Guard presence at border to be cut

WASHINGTON - The Obama administration plans to reduce the number of National Guard troops deployed at the border with Mexico, the spokesman for Rep. Michael McCaul (R., Texas) said Tuesday.

The force will be reduced from 1,200 troops starting next year, said the spokesman, Mike Rosen. The exact number that will remain on the border is unclear, but they will focus on intelligence operations, Rosen said.

Neither the Defense nor Homeland Security Departments immediately responded to requests for comment.

President Obama ordered the Guard troops to the border last year to help Border Patrol agents watch for illegal crossers and drug and human smugglers. The first troops arrived in California, Arizona, New Mexico, and Texas in August 2010. - AP

Blagojevich gets March prison date

CHICAGO - A federal judge is allowing Rod Blagojevich an extra month of freedom, until March 15, before he must start a 14-year sentence for corruption and, at the ousted Illinois governor's request, recommended Tuesday that he be sent to prison in Colorado, 1,000 miles from his Chicago home.

Blagojevich's attorneys told Judge James Zagel that he needed extra time to help his family move into a new home before he goes to prison.

Zagel also agreed to recommend that Blagojevich be sent to the low-security Englewood federal prison outside Denver. Federal prison officials will have the final say. Felons with a sentence longer than 10 years typically are placed in low-security facilities, Federal Bureau of Prisons spokesman Chris Burke said.

Blagojevich, 55, was sentenced last week on 18 corruption-related charges, including that he tried to sell or trade the U.S. Senate seat vacated by President Obama. - AP

Cost-cutting hits presidential coins

WASHINGTON - The U.S. Mint, to save money, will stop making $1 presidential coins for general use and will produce only enough to meet demand from collectors.

That's bad news for fans of Chester Alan Arthur, Grover Cleveland, and Benjamin Harrison, who are to be featured on the coins made in 2012. Since 2007, the mint has worked its way from George Washington to James Garfield in a set of coins honoring U.S. presidents.

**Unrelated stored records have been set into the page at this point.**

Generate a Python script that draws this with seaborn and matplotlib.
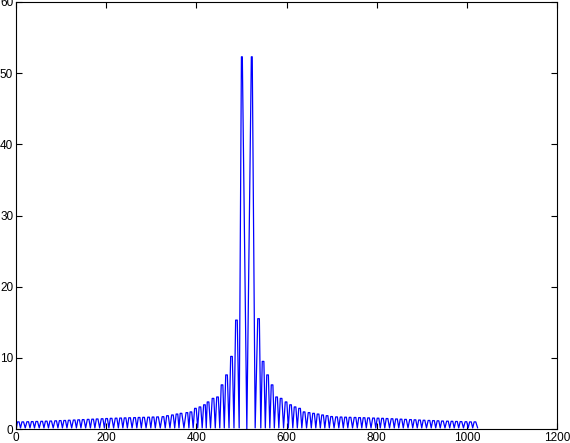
import numpy as np
import pandas as pd
import matplotlib
matplotlib.use("Agg")
import matplotlib.pyplot as plt
import seaborn as sns

#------1. Values------

# arch tops left of the centre (bin index, height)
left_pos = [5, 15, 26, 36, 46, 57, 67, 77, 88, 98, 108, 118, 129, 139, 149, 160,
            170, 180, 191, 201, 211, 222, 232, 242, 252, 263, 273, 283, 294, 304,
            314, 326, 336, 347, 357, 366, 379, 388, 398, 408, 418, 426, 437, 447,
            457, 467, 478, 489, 501]
left_peak = [1.0, 1.0, 1.02, 1.04, 1.06, 1.08, 1.1, 1.12, 1.15, 1.18, 1.2, 1.23,
             1.26, 1.29, 1.32, 1.35, 1.38, 1.41, 1.44, 1.47, 1.5, 1.52, 1.54, 1.56,
             1.58, 1.6, 1.62, 1.64, 1.66, 1.68, 1.7, 1.73, 1.87, 1.97, 2.1, 2.2,
             2.3, 2.4, 2.9, 3.1, 3.4, 3.8, 4.3, 4.5, 6.2, 7.6, 10.2, 15.3, 52.3]

# arch tops right of the centre
right_pos = [523, 538, 548, 558, 568, 578, 588, 599, 609, 619, 629, 639, 650, 660,
             670, 680, 690, 700, 711, 721, 731, 741, 752, 762, 772, 782, 793, 803,
             813, 823, 834, 844, 854, 864, 875, 885, 895, 905, 916, 926, 936, 946,
             957, 967, 977, 987, 998, 1008, 1018]
right_peak = [52.3, 15.5, 9.5, 7.6, 6.2, 4.5, 4.3, 3.8, 3.4, 3.1, 2.9, 2.4, 2.3,
              2.2, 2.1, 1.97, 1.87, 1.75, 1.7, 1.68, 1.66, 1.64, 1.62, 1.6, 1.58,
              1.56, 1.54, 1.52, 1.5, 1.47, 1.44, 1.41, 1.38, 1.35, 1.32, 1.29, 1.26,
              1.23, 1.2, 1.18, 1.15, 1.12, 1.1, 1.08, 1.06, 1.04, 1.02, 1.0, 1.0]

trough = 0.15      # floor between the arches
centre_bin = 512   # the dip in the middle goes to 0
n_bins = 1024
top_half = 1.8     # half width of the flat arch tops, in bins

x_ticks = [0, 200, 400, 600, 800, 1000, 1200]
y_ticks = [0, 10, 20, 30, 40, 50, 60]

#------2. Build the trace (peak, trough, peak, ...)------
peaks_x = left_pos + right_pos
peaks_y = left_peak + right_peak
xs, ys = [1], [trough]
for i in range(len(peaks_x)):
    w = 1.0 if peaks_y[i] > 50 else top_half
    xs += [peaks_x[i] - w, peaks_x[i] + w]
    ys += [peaks_y[i], peaks_y[i]]
    if i + 1 < len(peaks_x):
        if peaks_x[i] == 501:
            xs.append(centre_bin)
            ys.append(0.0)
        else:
            xs.append((peaks_x[i] + peaks_x[i + 1]) / 2)
            ys.append(trough)
xs.append(n_bins)
ys.append(trough)
df = pd.DataFrame({"bin": xs, "mag": ys})

#------3. Plot------
sns.set_style("ticks")
plt.rcParams["font.family"] = ["Liberation Sans", "DejaVu Sans"]

fig = plt.figure(figsize=(5.70, 4.43), dpi=100)
ax = fig.add_axes([16 / 570, 14 / 443, 541 / 570, 427 / 443])
sns.lineplot(data=df, x="bin", y="mag", color="#0000ff", linewidth=0.9, ax=ax,
             sort=False, estimator=None)

ax.set_xlim(0, 1200)
ax.set_ylim(0, 60)
ax.set_xticks(x_ticks)
ax.set_yticks(y_ticks)
ax.set_xlabel("")
ax.set_ylabel("")
ax.tick_params(direction="in", length=4, width=0.8, labelsize=8.5,
               top=True, right=True, colors="black", pad=2)
for s in ax.spines.values():
    s.set_visible(True)
    s.set_linewidth(0.8)
    s.set_color("black")

fig.savefig("out.png", dpi=100)
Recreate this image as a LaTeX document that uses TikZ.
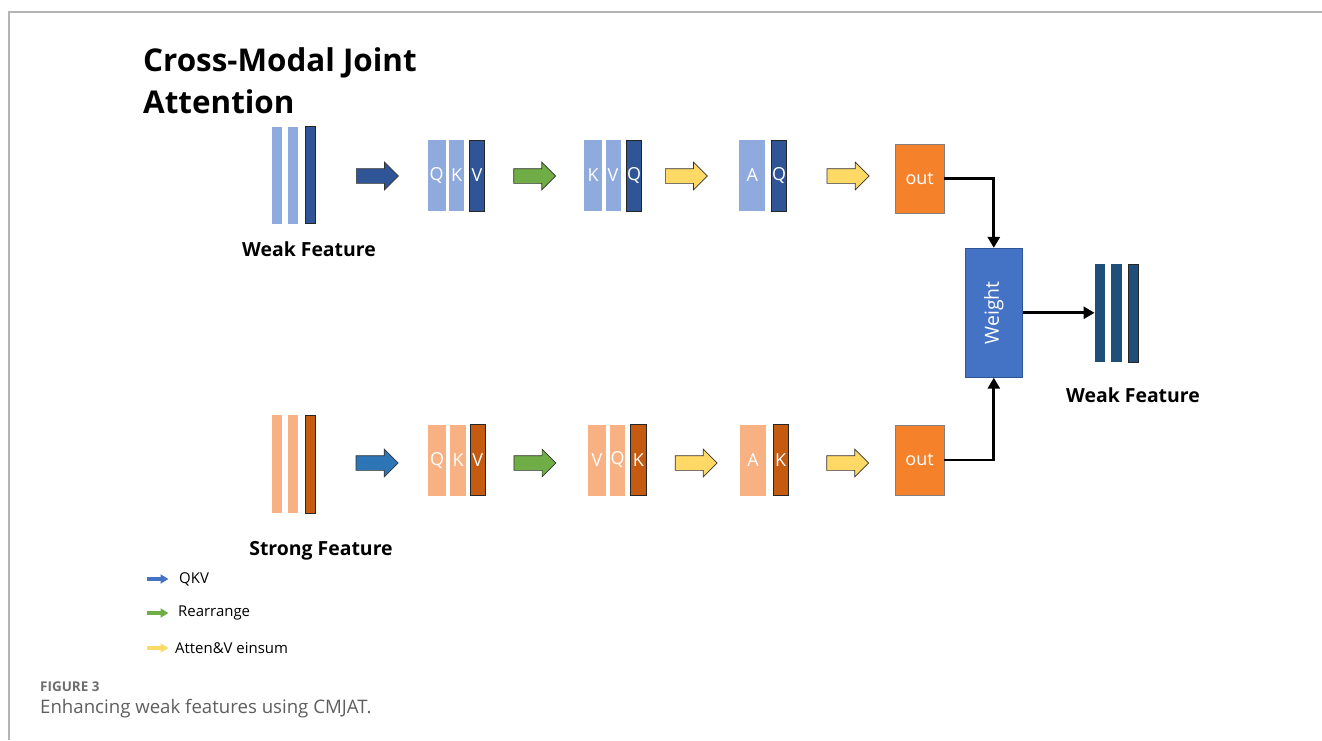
\documentclass[tikz,border=0pt]{standalone}
\usepackage{fontspec}
\setmainfont{Open Sans}
\usetikzlibrary{arrows.meta,shapes.arrows}
\definecolor{lblue}{HTML}{8FAADC}
\definecolor{dblue}{HTML}{2F5597}
\definecolor{lpeach}{HTML}{F8B183}
\definecolor{dorange}{HTML}{C55A11}
\definecolor{outorange}{HTML}{F5822A}
\definecolor{wblue}{HTML}{4472C4}
\definecolor{navy}{HTML}{1F4E79}
\definecolor{mblue}{HTML}{2E75B6}
\definecolor{agreen}{HTML}{70AD47}
\definecolor{ayellow}{HTML}{FFD966}
\definecolor{framegray}{HTML}{B4B4B4}
\definecolor{capgray}{HTML}{5E5E5E}

\tikzset{
  bar/.style={rectangle, inner sep=0pt, minimum height=71bp, text=white,
    font=\fontsize{18}{20}\selectfont},
  lbarT/.style={bar, fill=lblue},
  dbarT/.style={bar, fill=dblue, draw=black!85, line width=0.8bp},
  lbarB/.style={bar, fill=lpeach},
  dbarB/.style={bar, fill=dorange, draw=black!85, line width=0.8bp},
  inbar/.style={rectangle, inner sep=0pt, minimum width=10bp, minimum height=97bp},
  blockarr/.style={single arrow, draw=black!80, line width=0.7bp, fill=#1,
    inner xsep=0pt, inner ysep=7bp, minimum height=42bp,
    single arrow head extend=6.5bp, anchor=tail},
  outbox/.style={rectangle, fill=outorange, draw=gray, line width=0.6bp,
    minimum width=49bp, minimum height=69bp, text=white,
    font=\fontsize{18}{20}\selectfont},
  featlabel/.style={font=\fontsize{19.5}{22}\selectfont\bfseries},
  link/.style={line width=2.8bp, -{Triangle[length=11bp,width=12bp]}},
  legarr/.style={line width=3.5bp, -{Triangle[length=8bp,width=9bp]}},
  legtext/.style={anchor=west, inner sep=0pt, font=\fontsize{15}{18}\selectfont}
}

\begin{document}
\begin{tikzpicture}[x=1bp, y=-1bp]
\useasboundingbox (0,0) rectangle (1322,740);

% Frame
\draw[framegray, line width=1.4bp] (9,740) -- (9,12) -- (1322,12);

% Title
\node[anchor=base west, inner sep=0pt, font=\fontsize{31.5}{36}\selectfont\bfseries]
  (title) at (143,71.7) {Cross-Modal Joint};
\node[anchor=base west, inner sep=0pt, font=\fontsize{31.5}{36}\selectfont\bfseries]
  (title2) at (143,113) {Attention};

% Weak feature input
\node[inbar, fill=lblue] (win1) at (276.7,175.3) {};
\node[inbar, fill=lblue] (win2) at (293.3,175.3) {};
\node[inbar, fill=dblue, draw=black!85, line width=0.8bp] (win3) at (310.3,175.3) {};
\node[featlabel] (wlabel) at (309,249) {Weak Feature};

% Weak feature stages
\node[blockarr=dblue] (wa1) at (356,176) {};
\node[lbarT, minimum width=18bp] (wq) at (436.5,175.5) {Q};
\node[lbarT, minimum width=15bp] (wk) at (456.5,175.5) {K};
\node[dbarT, minimum width=15bp] (wv) at (477,175.5) {V};

\node[blockarr=agreen] (wa2) at (513.3,176) {};
\node[lbarT, minimum width=18bp] (wk2) at (593,175.5) {K};
\node[lbarT, minimum width=15bp] (wv2) at (613,175.5) {V};
\node[dbarT, minimum width=15bp] (wq2) at (634,175.5) {Q};

\node[blockarr=ayellow] (wa3) at (665,176) {};
\node[lbarT, minimum width=25.5bp] (wa) at (752.2,175.5) {A};
\node[dbarT, minimum width=15bp] (wq3) at (779,175.5) {Q};

\node[blockarr=ayellow] (wa4) at (826.7,176) {};
\node[outbox] (wout) at (919.6,178.7) {out};

% Strong feature input
\node[inbar, fill=lpeach, minimum height=98bp] (sin1) at (276.7,464) {};
\node[inbar, fill=lpeach, minimum height=98bp] (sin2) at (293.3,464) {};
\node[inbar, fill=dorange, draw=black!85, line width=0.8bp, minimum height=98bp]
  (sin3) at (310.3,464) {};
\node[featlabel] (slabel) at (321,551) {Strong Feature};

% Strong feature stages
\node[blockarr=mblue] (sa1) at (355.7,463) {};
\node[lbarB, minimum width=18bp] (sq) at (437,460.3) {Q};
\node[lbarB, minimum width=16bp] (sk) at (458,460.3) {K};
\node[dbarB, minimum width=15bp] (sv) at (477.7,460.3) {V};

\node[blockarr=agreen] (sa2) at (513.6,463) {};
\node[lbarB, minimum width=18bp] (sv2) at (597,460) {V};
\node[lbarB, minimum width=15bp] (sq2) at (617.5,460) {Q};
\node[dbarB, minimum width=15.5bp] (sk2) at (638.3,460) {K};

\node[blockarr=ayellow] (sa3) at (674.8,463) {};
\node[lbarB, minimum width=26bp] (sa) at (753,460) {A};
\node[dbarB, minimum width=15bp] (sk3) at (780.5,460) {K};

\node[blockarr=ayellow] (sa4) at (826.3,463) {};
\node[outbox, minimum height=70bp] (sout) at (919.5,460) {out};

% Weight and output
\node[rectangle, fill=wblue, draw=dblue, line width=0.8bp,
  minimum width=57bp, minimum height=129bp] (weight) at (993.8,312.8) {};
\node[rotate=90, text=white, font=\fontsize{19.5}{22}\selectfont] (wtext)
  at (weight.center) {Weight};

\node[inbar, fill=navy, minimum width=10.5bp, minimum height=98bp] (res1) at (1100,313.3) {};
\node[inbar, fill=navy, minimum width=10.5bp, minimum height=98bp] (res2) at (1116.5,313.3) {};
\node[inbar, fill=navy, draw=black!85, line width=0.8bp, minimum width=10.5bp,
  minimum height=98bp] (res3) at (1133.3,313.3) {};
\node[featlabel] (rlabel) at (1133,395) {Weak Feature};

% Connectors
\draw[link] (wout.east) -| (weight.north);
\draw[link] (sout.east) -| (weight.south);
\draw[link] (weight.east) -- (res1.west |- weight.east);

% Legend
\coordinate (lg1a) at (147,579);  \coordinate (lg1b) at (168.5,579);
\coordinate (lg2a) at (147,613);  \coordinate (lg2b) at (168.5,613);
\coordinate (lg3a) at (147,648);  \coordinate (lg3b) at (168.5,648);
\draw[legarr, wblue] (lg1a) -- (lg1b);
\draw[legarr, agreen] (lg2a) -- (lg2b);
\draw[legarr, ayellow] (lg3a) -- (lg3b);
\node[legtext] (lqkv) at (179,579) {QKV};
\node[legtext] (lrearr) at (178,613) {Rearrange};
\node[legtext] (lein) at (175,648) {Atten\&V einsum};

% Caption
\node[anchor=west, inner sep=0pt, text=capgray!90,
  font=\fontsize{13.5}{15}\selectfont\bfseries] (fig) at (40,687) {FIGURE 3};
\node[anchor=west, inner sep=0pt, text=capgray,
  font=\fontsize{18.7}{22}\selectfont] (cap) at (40,708.5) {Enhancing weak features using CMJAT.};

\end{tikzpicture}
\end{document}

"The call for Chester A. Arthur coins is not big," Vice President Biden said at a cabinet meeting Tuesday at which the cutback was announced. Because people aren't using them, more than 40 percent of the presidential dollars made so far have been returned to the Federal Reserve, giving it a stockpile of 1.4 billion excess coins, the White House said. The cutback will save taxpayers $50 million a year in production and storage costs. - Bloomberg News

Elsewhere:

Injuries involving falls from ladders while stringing lights, cuts from broken glass ornaments, and other holiday decorating activities are on the rise, the Consumer Product Safety Commission said Tuesday. More than 13,000 people were treated in emergency rooms for such injuries during November and December 2010, it said.